Saturday, June 7, 2014
Daily Times Editorial June 8, 2014
Anti-terrorism landscape
Amidst all the talk about an impending military operation in North Waziristan (NW), the authorities have opened the door to a resolution of the presence of foreign fighters in the Agency through the efforts of a tribal jirga. The 64-member jirga led by Haji Sher Muhammad, a grandson of the legendary anti-colonial fighter the Faqir of Ipi, comprises elders of the Uthmanzai Wazir and Dawar tribes of NW. The jirga had meetings on Friday in Peshawar with the Governor and Corps Commander on the issue. The authorities have reminded the jirga of the 2006-07 peace agreements between the government and the tribes, in which militant and of late estranged commander Gul Bahadur was included, and which laid the responsibility of ensuring no foreign fighters found refuge in NW. The charge against the tribes is that they had failed to fulfil their obligations on this count. The jirga pleaded with the authorities to hold off on the impending military operation, which they said in the past had never yielded the expected results, until they had had a chance to right the situation by expelling the foreign fighters, securing government installations and putting an end to attacks on the security forces’ convoys. They were given 15 days to implement the sense of the meetings, after which, the corps commander emphasized, all bets were off. The jirga told the governor that they would also try to intervene in the infighting between factions of the Tehreek-e-Taliban Pakistan to pacify the situation. It may be noted that tit-for-tat killings and attacks are continuing between the rival Sajna and Shehryar Mehsud factions.
Meanwhile the National Assembly on Friday passed the Anti-terrorism (Amendment) Bill 2014 with amendments. The most significant of these was rescinding the original bill’s provisions of shoot-on-sight powers to the security forces of terrorist suspects. The forces would have to seek the permission of a Grade-17 officer or magistrate before opening fire on suspects. The question whether such an officer or magistrate would be available in real time to seek such permission in engagements where seconds count remains unanswered. In this context, the declared intent of the government to restore the executive magistracy abolished by the Musharraf regime is a step in this direction. The amendments also lay emphasis on further legislation to make the law enforcement agencies more effective, including empowering the Rangers to conduct investigations, which at present is not within their purview. Statements of witnesses could be recorded in-camera to provide protection to them, whereas suspects could be held in detention for 90 days. While the provision that any officer found guilty of arrest of a suspect on false allegations could face two years imprisonment and a fine is intended to provide protection to the innocent, what is still missing from the bill is access to family and lawyers for the detained suspects. Given our culture of torture at the hands of the security forces, there are grave fears of the miscarriage of justice by extracting confessions under torture.

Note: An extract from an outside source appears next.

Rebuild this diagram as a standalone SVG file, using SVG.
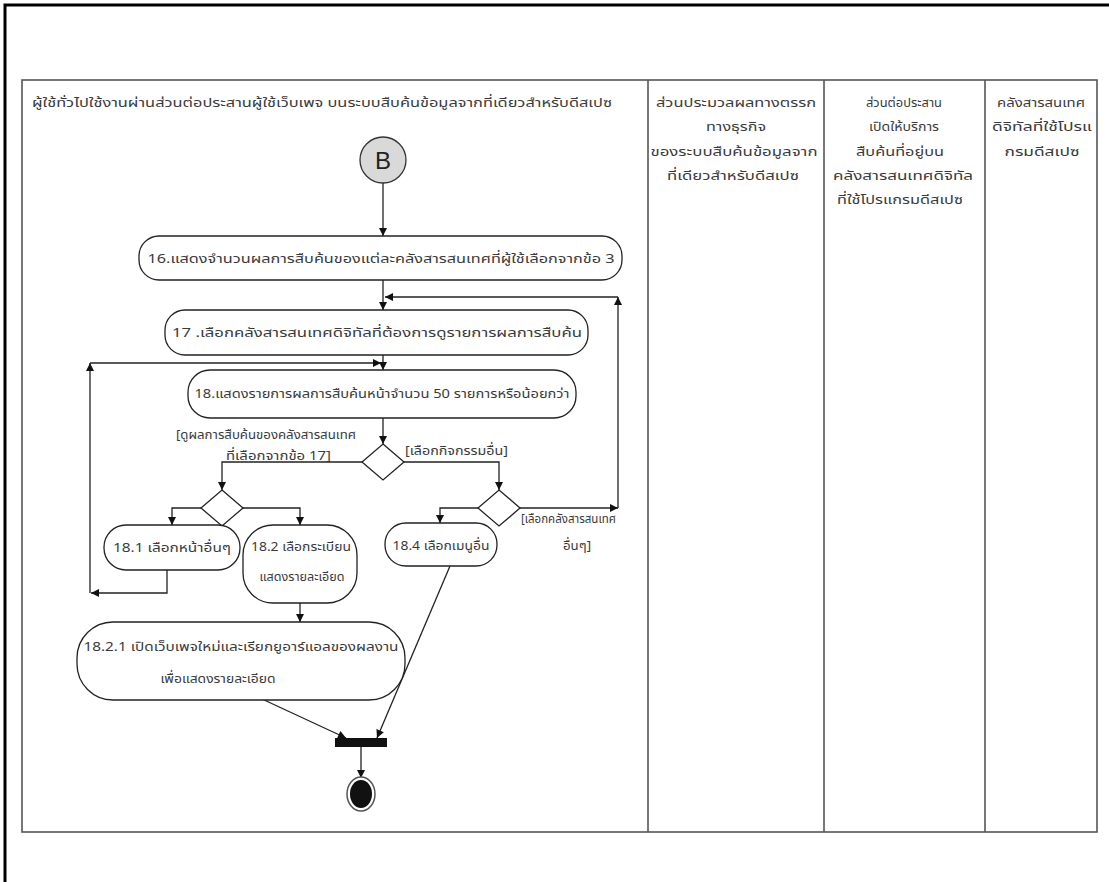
<svg xmlns="http://www.w3.org/2000/svg" width="1109" height="882" viewBox="0 0 1109 882">
  <style>
    text { font-family: "Noto Sans Thai", "Noto Sans", "DejaVu Sans", sans-serif; font-size: 13px; fill: #3a3a3a; }
    .hd { text-anchor: middle; }
    .lane { fill: none; stroke: #555; stroke-width: 1.6; }
    .node { fill: #fff; stroke: #222; stroke-width: 1.3; }
    .dia { fill: #fff; stroke: #222; stroke-width: 1.3; }
    .edge { fill: none; stroke: #222; stroke-width: 1.3; }
    .arr { marker-end: url(#ah); }
    .mid { text-anchor: middle; }
  </style>
  <defs>
    <marker id="ah" viewBox="0 0 10 10" refX="10" refY="5" markerWidth="9" markerHeight="8" markerUnits="userSpaceOnUse" orient="auto">
      <path d="M0,0 L10,5 L0,10 z" fill="#111"/>
    </marker>
  </defs>

  <rect width="1109" height="882" fill="#fff"/>
  <!-- page frame -->
  <path d="M5,882 V5 H1109" fill="none" stroke="#000" stroke-width="3"/>

  <!-- swimlanes -->
  <g id="lanes">
    <rect class="lane" x="22" y="80" width="1075" height="752"/>
    <line class="lane" x1="648" y1="80" x2="648" y2="832"/>
    <line class="lane" x1="824" y1="80" x2="824" y2="832"/>
    <line class="lane" x1="985" y1="80" x2="985" y2="832"/>
    <text x="32" y="107" textLength="580" lengthAdjust="spacingAndGlyphs">ผู้ใช้ทั่วไปใช้งานผ่านส่วนต่อประสานผู้ใช้เว็บเพจ บนระบบสืบค้นข้อมูลจากที่เดียวสำหรับดีสเปซ</text>
    <text class="hd" x="736" y="107" textLength="160" lengthAdjust="spacingAndGlyphs">ส่วนประมวลผลทางตรรก</text>
    <text class="hd" x="736" y="131" textLength="60" lengthAdjust="spacingAndGlyphs">ทางธุรกิจ</text>
    <text class="hd" x="734" y="156" textLength="167" lengthAdjust="spacingAndGlyphs">ของระบบสืบค้นข้อมูลจาก</text>
    <text class="hd" x="733" y="180" textLength="132" lengthAdjust="spacingAndGlyphs">ที่เดียวสำหรับดีสเปซ</text>
    <text class="hd" x="904" y="107" textLength="76" lengthAdjust="spacingAndGlyphs">ส่วนต่อประสาน</text>
    <text class="hd" x="904" y="131" textLength="70" lengthAdjust="spacingAndGlyphs">เปิดให้บริการ</text>
    <text class="hd" x="900" y="156" textLength="88" lengthAdjust="spacingAndGlyphs">สืบค้นที่อยู่บน</text>
    <text class="hd" x="903" y="180" textLength="140" lengthAdjust="spacingAndGlyphs">คลังสารสนเทศดิจิทัล</text>
    <text class="hd" x="900" y="204" textLength="126" lengthAdjust="spacingAndGlyphs">ที่ใช้โปรแกรมดีสเปซ</text>
    <text class="hd" x="1041" y="107" textLength="88" lengthAdjust="spacingAndGlyphs">คลังสารสนเทศ</text>
    <text class="hd" x="1042" y="131" textLength="100" lengthAdjust="spacingAndGlyphs">ดิจิทัลที่ใช้โปรแ</text>
    <text class="hd" x="1042" y="156" textLength="75" lengthAdjust="spacingAndGlyphs">กรมดีสเปซ</text>
  </g>

  <!-- connectors -->
  <g id="connectors">
    <path class="edge arr" d="M383,183 V236"/>
    <path class="edge arr" d="M383,280 V310"/>
    <path class="edge arr" d="M383,355 V370"/>
    <path class="edge arr" d="M383,418 V444"/>
    <!-- return to 17 -->
    <path class="edge arr" d="M520,508 H618"/>
    <path class="edge arr" d="M618,508 V297"/>
    <path class="edge arr" d="M618,297 H385"/>
    <!-- return to 18 -->
    <path class="edge arr" d="M167,570 V593 H91"/>
    <path class="edge arr" d="M90,593 V363"/>
    <path class="edge arr" d="M90,363 H381"/>
    <!-- decision branches -->
    <path class="edge arr" d="M362,462 H222 V490"/>
    <path class="edge arr" d="M404,462 H499 V490"/>
    <path class="edge arr" d="M201,508 H172 V525"/>
    <path class="edge arr" d="M243,508 H300 V525"/>
    <path class="edge arr" d="M478,508 H440 V523"/>
    <path class="edge arr" d="M300,603 V622"/>
    <!-- join -->
    <path class="edge arr" d="M262,699 L346,738"/>
    <path class="edge arr" d="M450,566 L377,738"/>
    <path class="edge arr" d="M361,747 V778"/>
    <text x="176" y="439" textLength="180" lengthAdjust="spacingAndGlyphs">[ดูผลการสืบค้นของคลังสารสนเทศ</text>
    <text x="226" y="460" textLength="105" lengthAdjust="spacingAndGlyphs">ที่เลือกจากข้อ 17]</text>
    <text x="405" y="455" textLength="103" lengthAdjust="spacingAndGlyphs">[เลือกกิจกรรมอื่น]</text>
    <text x="521" y="523" textLength="95" lengthAdjust="spacingAndGlyphs">[เลือกคลังสารสนเทศ</text>
    <text x="563" y="550" textLength="28" lengthAdjust="spacingAndGlyphs">อื่นๆ]</text>
  </g>

  <g id="start-B">
    <circle cx="383" cy="160" r="23" fill="#d9d9d9" stroke="#333" stroke-width="1.3"/>
    <text x="383" y="169" class="mid" style="font-family:'Liberation Sans',sans-serif;font-size:24px;fill:#222">B</text>
  </g>
  <g id="n16">
    <rect class="node" x="139" y="236" width="483" height="44" rx="20"/>
    <text class="mid" x="381" y="263" textLength="467" lengthAdjust="spacingAndGlyphs">16.แสดงจำนวนผลการสืบค้นของแต่ละคลังสารสนเทศที่ผู้ใช้เลือกจากข้อ 3</text>
  </g>
  <g id="n17">
    <rect class="node" x="165" y="310" width="423" height="45" rx="20"/>
    <text class="mid" x="377" y="337" textLength="410" lengthAdjust="spacingAndGlyphs">17 .เลือกคลังสารสนเทศดิจิทัลที่ต้องการดูรายการผลการสืบค้น</text>
  </g>
  <g id="n18">
    <rect class="node" x="188" y="370" width="388" height="48" rx="22"/>
    <text class="mid" x="382" y="398" textLength="375" lengthAdjust="spacingAndGlyphs">18.แสดงรายการผลการสืบค้นหน้าจำนวน 50 รายการหรือน้อยกว่า</text>
  </g>
  <g id="d1"><path class="dia" d="M383,444 L404,462 L383,480 L362,462 Z"/></g>
  <g id="d2"><path class="dia" d="M222,490 L243,508 L222,526 L201,508 Z"/></g>
  <g id="d3"><path class="dia" d="M499,490 L520,508 L499,526 L478,508 Z"/></g>
  <g id="n18-1">
    <rect class="node" x="104" y="525" width="136" height="45" rx="22"/>
    <text class="mid" x="172" y="552" textLength="118" lengthAdjust="spacingAndGlyphs">18.1 เลือกหน้าอื่นๆ</text>
  </g>
  <g id="n18-2">
    <rect class="node" x="243" y="525" width="114" height="78" rx="30"/>
    <text class="mid" x="301" y="551" textLength="100" lengthAdjust="spacingAndGlyphs">18.2 เลือกระเบียน</text>
    <text class="mid" x="302" y="581" textLength="85" lengthAdjust="spacingAndGlyphs">แสดงรายละเอียด</text>
  </g>
  <g id="n18-4">
    <rect class="node" x="385" y="523" width="112" height="43" rx="21"/>
    <text class="mid" x="441" y="550" textLength="97" lengthAdjust="spacingAndGlyphs">18.4 เลือกเมนูอื่น</text>
  </g>
  <g id="n18-2-1">
    <rect class="node" x="77" y="622" width="328" height="78" rx="36"/>
    <text class="mid" x="241" y="651" textLength="315" lengthAdjust="spacingAndGlyphs">18.2.1 เปิดเว็บเพจใหม่และเรียกยูอาร์แอลของผลงาน</text>
    <text class="mid" x="218" y="683" textLength="115" lengthAdjust="spacingAndGlyphs">เพื่อแสดงรายละเอียด</text>
  </g>
  <g id="join">
    <rect x="335" y="738" width="52" height="9" fill="#111"/>
  </g>
  <g id="end">
    <ellipse cx="361" cy="794" rx="14" ry="17" fill="#fff" stroke="#555" stroke-width="1.5"/>
    <ellipse cx="361" cy="794" rx="11" ry="14" fill="#111"/>
  </g>
</svg>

In the Upper House on the other hand, the opposition Senators, led by the PPP, interrogated the government about its policy on the Taliban, given that two military officers were killed in a suicide attack the other day not far from Islamabad and the fact that the government’s policy still appears in a “state of flux” without clarity whether the talks process still had any steam left in it, and if not, what would be the next policy posture to be adopted. ANP Senators drew the attention of the house to the terrible conditions in which internally displaced persons from FATA were living and how Peshawar had become such an insecure city that traffic wardens had been instructed to don bulletproof vests. No one, they complained, could come out of their house in the evening in the capital city of Khyber Pakhtunkhwa (KP). There are reports that extortion has arrived in full force in Peshawar, forcing many well off families to flee to the relative safety of Islamabad and elsewhere.
When surveying the anti-terrorism landscape, it seems clear that the ambiguity in the government’s policy on the Taliban and related issues has caused at least partial paralysis. KP is particularly sensitive, not only because of adjoining FATA, the hotbed of terrorism, but also because the Pakistan Tehreek-e-Insaaf provincial government appears friendly to the terrorists and has thereby hamstrung the law and security enforcement agencies. No one is suggesting the federal government should run amok like a bull in a china shop in the province, but discussions with the KP government may yield cooperation. But even before that, the federal government itself needs to pluck its head out of the sand and firmly grasp the nettle of tackling terrorism.